Two algorithms are compared; the familiar, simple three deep loop:


for( int i = 0; i < N; i++ ) {
for( int j = 0; j < M; j++ ) {
sum = 0;
for( int k = 0; k < K; k++ ) {
sum += A[ i, k ] * B[ k, j ]
}
C[ i, j ] = sum;
}
}

and the block multiply algorithm below:


for( int k = 0; k < A.nCols(); k += K_BK ) {
for( int i = 0; i < C.nRows(); i += I_BK ) {
for( int j = 0; j < C.nCols(); j += J_BK ) {
for( int i1 = i; i1 < min( i + I_BK, C.nRows() ); i1++ ) {
for( int j1 = j; j1 < min( j + J_BK, C.nCols() ); j1++ ) {
T sum = C[ i1, j1 ];
for( int k1 = k; k1 < min( k + K_BK, A.nCols() ); k1++ ) {
sum += A[ i, k ] * B[ k, j ];
}
C[ i1, j1 ] = sum;
}
}
}
}
}

On Xeon 5460 cores (both single and 8-way parallel), simple multiply hits a brick wall once matrix dimension reaches 2048×2048.

Removing just the extreme (2048×2048) measurement, the behavior is still far from the cubic curve you might expect; speed is very sensitive to memory layout (when one or both matrices are accessed with a large stride, the memory controller’s ability to deliver multiple words per bus cycle is wasted).

With the exception of the case when A is row-major and B is column-major, performance with large matrices is unstable. By contrast, the block algorithm is predictable. The next plot compares the best performing case (rc) of the simple algorithm to block matrix performance – runtimes for the block algorithm get increasingly better as matrix size grows. At 2K x 2K, better locality delivers a 2.25x speedup.

The block algorithm is relatively insensitive to storage layout. On the flip side, block sizes need tuning for best performance on a given machine.

Finally, the parallel comparisons (the examples use OpenMP), plotting MFLOP rates against matrix size confirm the normal intuitions.

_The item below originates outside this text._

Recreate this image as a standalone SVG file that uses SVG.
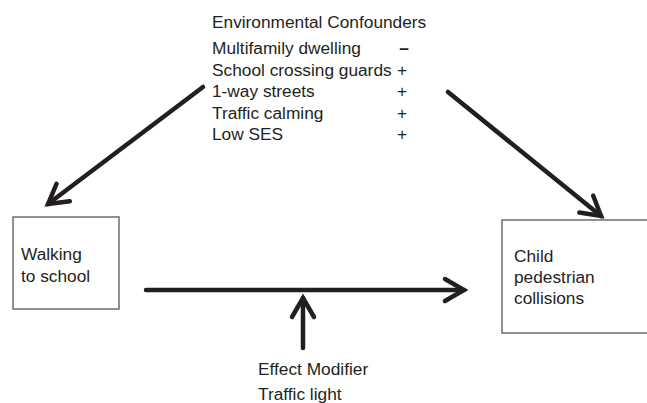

Knowing the inflection points is useful to make the best choices – a few loop tweaks and a rearrangements of memory can do wonders for speedup!

  • - Below a certain size, it is best to use the simplest algorithm as the parallel overheads are overwhelming.
  • - If it is possible, arranging the storage in a cache and memory controller friendly layout pushes the performance envelope of every algorithm upto a point.
  • - Simply parallelizing the simple algorithm is best for large data sets.
  • - As simple parallel performance begins to decay, a locality enhancing algorithm will outperform.